Task instructions:
In this exercise, return the whole listing exactly, excluding any images.

Provided material:

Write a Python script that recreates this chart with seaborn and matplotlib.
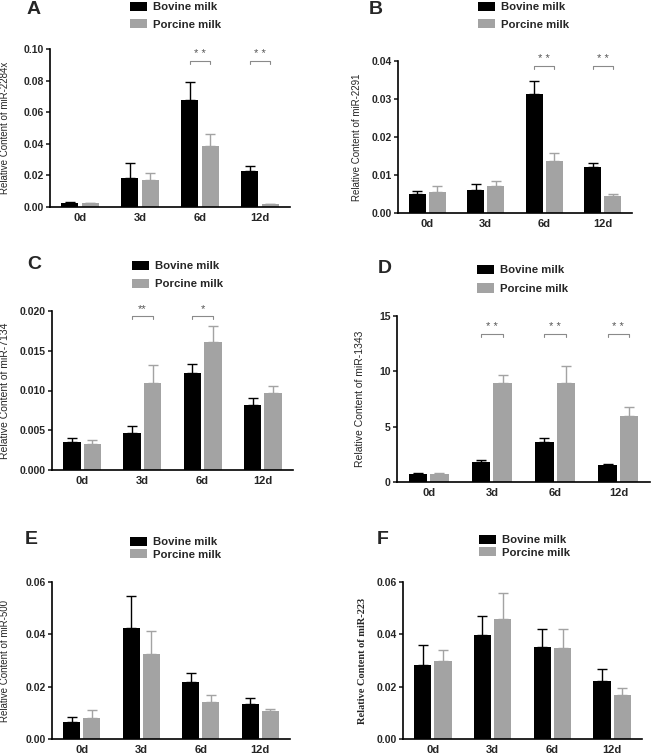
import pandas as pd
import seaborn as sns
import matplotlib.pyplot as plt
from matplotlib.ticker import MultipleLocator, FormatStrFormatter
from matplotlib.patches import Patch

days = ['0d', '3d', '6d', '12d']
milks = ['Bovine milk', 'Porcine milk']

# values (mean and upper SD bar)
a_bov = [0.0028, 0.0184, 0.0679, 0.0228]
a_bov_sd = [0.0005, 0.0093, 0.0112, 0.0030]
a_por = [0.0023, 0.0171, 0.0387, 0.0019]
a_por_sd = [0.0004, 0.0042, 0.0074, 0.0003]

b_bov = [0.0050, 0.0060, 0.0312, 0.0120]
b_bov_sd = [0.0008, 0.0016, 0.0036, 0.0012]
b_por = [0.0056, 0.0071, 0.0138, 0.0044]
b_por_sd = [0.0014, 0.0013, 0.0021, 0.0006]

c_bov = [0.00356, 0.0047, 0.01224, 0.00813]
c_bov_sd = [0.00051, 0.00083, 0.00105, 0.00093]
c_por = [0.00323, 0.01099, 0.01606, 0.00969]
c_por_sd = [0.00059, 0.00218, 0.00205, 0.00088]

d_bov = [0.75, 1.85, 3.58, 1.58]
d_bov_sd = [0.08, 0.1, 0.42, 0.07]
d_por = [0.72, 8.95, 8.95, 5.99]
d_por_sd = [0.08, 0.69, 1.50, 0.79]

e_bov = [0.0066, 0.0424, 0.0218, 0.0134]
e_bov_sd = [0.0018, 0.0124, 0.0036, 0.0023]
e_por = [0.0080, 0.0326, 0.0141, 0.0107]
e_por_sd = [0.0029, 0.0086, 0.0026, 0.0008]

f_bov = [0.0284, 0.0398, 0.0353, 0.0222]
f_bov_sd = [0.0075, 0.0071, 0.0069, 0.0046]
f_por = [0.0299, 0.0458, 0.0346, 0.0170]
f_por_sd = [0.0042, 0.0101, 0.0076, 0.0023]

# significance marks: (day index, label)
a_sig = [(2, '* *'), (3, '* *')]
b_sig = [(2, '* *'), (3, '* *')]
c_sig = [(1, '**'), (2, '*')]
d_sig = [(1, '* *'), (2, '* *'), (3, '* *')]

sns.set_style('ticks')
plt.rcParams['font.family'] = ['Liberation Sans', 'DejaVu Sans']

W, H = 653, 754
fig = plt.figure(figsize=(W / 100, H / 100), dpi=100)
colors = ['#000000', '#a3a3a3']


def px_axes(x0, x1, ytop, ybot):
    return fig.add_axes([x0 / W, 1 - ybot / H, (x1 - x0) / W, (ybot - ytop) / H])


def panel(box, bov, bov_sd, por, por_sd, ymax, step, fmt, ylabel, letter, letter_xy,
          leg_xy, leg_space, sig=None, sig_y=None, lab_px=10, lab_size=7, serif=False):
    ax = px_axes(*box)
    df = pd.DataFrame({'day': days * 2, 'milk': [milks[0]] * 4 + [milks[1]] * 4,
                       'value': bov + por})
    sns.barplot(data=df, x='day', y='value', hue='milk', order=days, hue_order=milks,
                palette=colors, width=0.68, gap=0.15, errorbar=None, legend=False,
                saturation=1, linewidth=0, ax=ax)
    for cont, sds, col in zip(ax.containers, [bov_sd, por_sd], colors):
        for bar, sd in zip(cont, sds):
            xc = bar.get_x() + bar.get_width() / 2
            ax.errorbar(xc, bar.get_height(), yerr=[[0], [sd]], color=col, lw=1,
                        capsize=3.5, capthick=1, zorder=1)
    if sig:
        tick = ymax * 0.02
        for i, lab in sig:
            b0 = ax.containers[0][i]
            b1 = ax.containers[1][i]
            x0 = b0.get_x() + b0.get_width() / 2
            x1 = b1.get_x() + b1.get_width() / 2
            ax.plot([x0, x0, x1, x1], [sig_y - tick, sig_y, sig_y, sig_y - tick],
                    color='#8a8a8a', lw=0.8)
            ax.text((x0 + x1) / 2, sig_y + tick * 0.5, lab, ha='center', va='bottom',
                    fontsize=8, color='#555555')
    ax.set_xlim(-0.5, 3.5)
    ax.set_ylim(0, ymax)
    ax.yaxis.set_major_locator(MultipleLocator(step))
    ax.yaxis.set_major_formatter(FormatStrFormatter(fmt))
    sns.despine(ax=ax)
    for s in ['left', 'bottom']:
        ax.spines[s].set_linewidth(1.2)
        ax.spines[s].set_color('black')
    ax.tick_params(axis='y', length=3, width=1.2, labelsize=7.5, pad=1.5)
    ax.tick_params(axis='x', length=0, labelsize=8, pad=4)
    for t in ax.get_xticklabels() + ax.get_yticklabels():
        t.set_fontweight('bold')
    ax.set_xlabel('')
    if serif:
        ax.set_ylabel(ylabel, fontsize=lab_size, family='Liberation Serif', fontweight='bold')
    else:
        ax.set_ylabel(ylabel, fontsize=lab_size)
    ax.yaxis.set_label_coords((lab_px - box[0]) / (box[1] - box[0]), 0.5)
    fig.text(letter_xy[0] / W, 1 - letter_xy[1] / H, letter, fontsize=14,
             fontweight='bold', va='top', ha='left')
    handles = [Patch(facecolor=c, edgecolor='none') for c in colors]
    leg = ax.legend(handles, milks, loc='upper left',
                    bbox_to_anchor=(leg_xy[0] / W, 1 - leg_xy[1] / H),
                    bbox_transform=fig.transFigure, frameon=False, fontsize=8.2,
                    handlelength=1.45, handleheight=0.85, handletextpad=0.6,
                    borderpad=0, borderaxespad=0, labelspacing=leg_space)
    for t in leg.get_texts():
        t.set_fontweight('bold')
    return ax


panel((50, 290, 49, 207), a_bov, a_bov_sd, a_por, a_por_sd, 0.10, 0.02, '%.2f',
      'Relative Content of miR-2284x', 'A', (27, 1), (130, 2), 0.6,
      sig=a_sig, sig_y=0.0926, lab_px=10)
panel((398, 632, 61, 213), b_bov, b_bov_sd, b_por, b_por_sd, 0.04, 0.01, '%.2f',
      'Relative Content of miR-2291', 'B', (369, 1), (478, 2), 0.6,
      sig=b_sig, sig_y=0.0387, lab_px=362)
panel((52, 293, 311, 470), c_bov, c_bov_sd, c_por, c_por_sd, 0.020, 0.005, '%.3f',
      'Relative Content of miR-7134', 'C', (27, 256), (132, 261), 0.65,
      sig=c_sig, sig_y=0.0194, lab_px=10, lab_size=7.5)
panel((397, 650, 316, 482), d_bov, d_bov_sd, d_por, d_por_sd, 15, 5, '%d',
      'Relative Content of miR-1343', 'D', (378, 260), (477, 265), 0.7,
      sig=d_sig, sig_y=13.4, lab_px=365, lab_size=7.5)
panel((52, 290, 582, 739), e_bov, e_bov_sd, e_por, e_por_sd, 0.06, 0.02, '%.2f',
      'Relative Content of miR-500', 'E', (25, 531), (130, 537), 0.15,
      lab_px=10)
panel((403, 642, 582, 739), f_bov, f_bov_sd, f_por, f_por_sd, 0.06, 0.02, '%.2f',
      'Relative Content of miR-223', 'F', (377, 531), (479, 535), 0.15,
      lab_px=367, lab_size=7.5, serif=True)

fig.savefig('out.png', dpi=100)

Reply to the exercise:
Write a Python script that recreates this chart with seaborn and matplotlib.
import pandas as pd
import seaborn as sns
import matplotlib.pyplot as plt
from matplotlib.ticker import MultipleLocator, FormatStrFormatter
from matplotlib.patches import Patch

days = ['0d', '3d', '6d', '12d']
milks = ['Bovine milk', 'Porcine milk']

# values (mean and upper SD bar)
a_bov = [0.0028, 0.0184, 0.0679, 0.0228]
a_bov_sd = [0.0005, 0.0093, 0.0112, 0.0030]
a_por = [0.0023, 0.0171, 0.0387, 0.0019]
a_por_sd = [0.0004, 0.0042, 0.0074, 0.0003]

b_bov = [0.0050, 0.0060, 0.0312, 0.0120]
b_bov_sd = [0.0008, 0.0016, 0.0036, 0.0012]
b_por = [0.0056, 0.0071, 0.0138, 0.0044]
b_por_sd = [0.0014, 0.0013, 0.0021, 0.0006]

c_bov = [0.00356, 0.0047, 0.01224, 0.00813]
c_bov_sd = [0.00051, 0.00083, 0.00105, 0.00093]
c_por = [0.00323, 0.01099, 0.01606, 0.00969]
c_por_sd = [0.00059, 0.00218, 0.00205, 0.00088]

d_bov = [0.75, 1.85, 3.58, 1.58]
d_bov_sd = [0.08, 0.1, 0.42, 0.07]
d_por = [0.72, 8.95, 8.95, 5.99]
d_por_sd = [0.08, 0.69, 1.50, 0.79]

e_bov = [0.0066, 0.0424, 0.0218, 0.0134]
e_bov_sd = [0.0018, 0.0124, 0.0036, 0.0023]
e_por = [0.0080, 0.0326, 0.0141, 0.0107]
e_por_sd = [0.0029, 0.0086, 0.0026, 0.0008]

f_bov = [0.0284, 0.0398, 0.0353, 0.0222]
f_bov_sd = [0.0075, 0.0071, 0.0069, 0.0046]
f_por = [0.0299, 0.0458, 0.0346, 0.0170]
f_por_sd = [0.0042, 0.0101, 0.0076, 0.0023]

# significance marks: (day index, label)
a_sig = [(2, '* *'), (3, '* *')]
b_sig = [(2, '* *'), (3, '* *')]
c_sig = [(1, '**'), (2, '*')]
d_sig = [(1, '* *'), (2, '* *'), (3, '* *')]

sns.set_style('ticks')
plt.rcParams['font.family'] = ['Liberation Sans', 'DejaVu Sans']

W, H = 653, 754
fig = plt.figure(figsize=(W / 100, H / 100), dpi=100)
colors = ['#000000', '#a3a3a3']


def px_axes(x0, x1, ytop, ybot):
    return fig.add_axes([x0 / W, 1 - ybot / H, (x1 - x0) / W, (ybot - ytop) / H])


def panel(box, bov, bov_sd, por, por_sd, ymax, step, fmt, ylabel, letter, letter_xy,
          leg_xy, leg_space, sig=None, sig_y=None, lab_px=10, lab_size=7, serif=False):
    ax = px_axes(*box)
    df = pd.DataFrame({'day': days * 2, 'milk': [milks[0]] * 4 + [milks[1]] * 4,
                       'value': bov + por})
    sns.barplot(data=df, x='day', y='value', hue='milk', order=days, hue_order=milks,
                palette=colors, width=0.68, gap=0.15, errorbar=None, legend=False,
                saturation=1, linewidth=0, ax=ax)
    for cont, sds, col in zip(ax.containers, [bov_sd, por_sd], colors):
        for bar, sd in zip(cont, sds):
            xc = bar.get_x() + bar.get_width() / 2
            ax.errorbar(xc, bar.get_height(), yerr=[[0], [sd]], color=col, lw=1,
                        capsize=3.5, capthick=1, zorder=1)
    if sig:
        tick = ymax * 0.02
        for i, lab in sig:
            b0 = ax.containers[0][i]
            b1 = ax.containers[1][i]
            x0 = b0.get_x() + b0.get_width() / 2
            x1 = b1.get_x() + b1.get_width() / 2
            ax.plot([x0, x0, x1, x1], [sig_y - tick, sig_y, sig_y, sig_y - tick],
                    color='#8a8a8a', lw=0.8)
            ax.text((x0 + x1) / 2, sig_y + tick * 0.5, lab, ha='center', va='bottom',
                    fontsize=8, color='#555555')
    ax.set_xlim(-0.5, 3.5)
    ax.set_ylim(0, ymax)
    ax.yaxis.set_major_locator(MultipleLocator(step))
    ax.yaxis.set_major_formatter(FormatStrFormatter(fmt))
    sns.despine(ax=ax)
    for s in ['left', 'bottom']:
        ax.spines[s].set_linewidth(1.2)
        ax.spines[s].set_color('black')
    ax.tick_params(axis='y', length=3, width=1.2, labelsize=7.5, pad=1.5)
    ax.tick_params(axis='x', length=0, labelsize=8, pad=4)
    for t in ax.get_xticklabels() + ax.get_yticklabels():
        t.set_fontweight('bold')
    ax.set_xlabel('')
    if serif:
        ax.set_ylabel(ylabel, fontsize=lab_size, family='Liberation Serif', fontweight='bold')
    else:
        ax.set_ylabel(ylabel, fontsize=lab_size)
    ax.yaxis.set_label_coords((lab_px - box[0]) / (box[1] - box[0]), 0.5)
    fig.text(letter_xy[0] / W, 1 - letter_xy[1] / H, letter, fontsize=14,
             fontweight='bold', va='top', ha='left')
    handles = [Patch(facecolor=c, edgecolor='none') for c in colors]
    leg = ax.legend(handles, milks, loc='upper left',
                    bbox_to_anchor=(leg_xy[0] / W, 1 - leg_xy[1] / H),
                    bbox_transform=fig.transFigure, frameon=False, fontsize=8.2,
                    handlelength=1.45, handleheight=0.85, handletextpad=0.6,
                    borderpad=0, borderaxespad=0, labelspacing=leg_space)
    for t in leg.get_texts():
        t.set_fontweight('bold')
    return ax


panel((50, 290, 49, 207), a_bov, a_bov_sd, a_por, a_por_sd, 0.10, 0.02, '%.2f',
      'Relative Content of miR-2284x', 'A', (27, 1), (130, 2), 0.6,
      sig=a_sig, sig_y=0.0926, lab_px=10)
panel((398, 632, 61, 213), b_bov, b_bov_sd, b_por, b_por_sd, 0.04, 0.01, '%.2f',
      'Relative Content of miR-2291', 'B', (369, 1), (478, 2), 0.6,
      sig=b_sig, sig_y=0.0387, lab_px=362)
panel((52, 293, 311, 470), c_bov, c_bov_sd, c_por, c_por_sd, 0.020, 0.005, '%.3f',
      'Relative Content of miR-7134', 'C', (27, 256), (132, 261), 0.65,
      sig=c_sig, sig_y=0.0194, lab_px=10, lab_size=7.5)
panel((397, 650, 316, 482), d_bov, d_bov_sd, d_por, d_por_sd, 15, 5, '%d',
      'Relative Content of miR-1343', 'D', (378, 260), (477, 265), 0.7,
      sig=d_sig, sig_y=13.4, lab_px=365, lab_size=7.5)
panel((52, 290, 582, 739), e_bov, e_bov_sd, e_por, e_por_sd, 0.06, 0.02, '%.2f',
      'Relative Content of miR-500', 'E', (25, 531), (130, 537), 0.15,
      lab_px=10)
panel((403, 642, 582, 739), f_bov, f_bov_sd, f_por, f_por_sd, 0.06, 0.02, '%.2f',
      'Relative Content of miR-223', 'F', (377, 531), (479, 535), 0.15,
      lab_px=367, lab_size=7.5, serif=True)

fig.savefig('out.png', dpi=100)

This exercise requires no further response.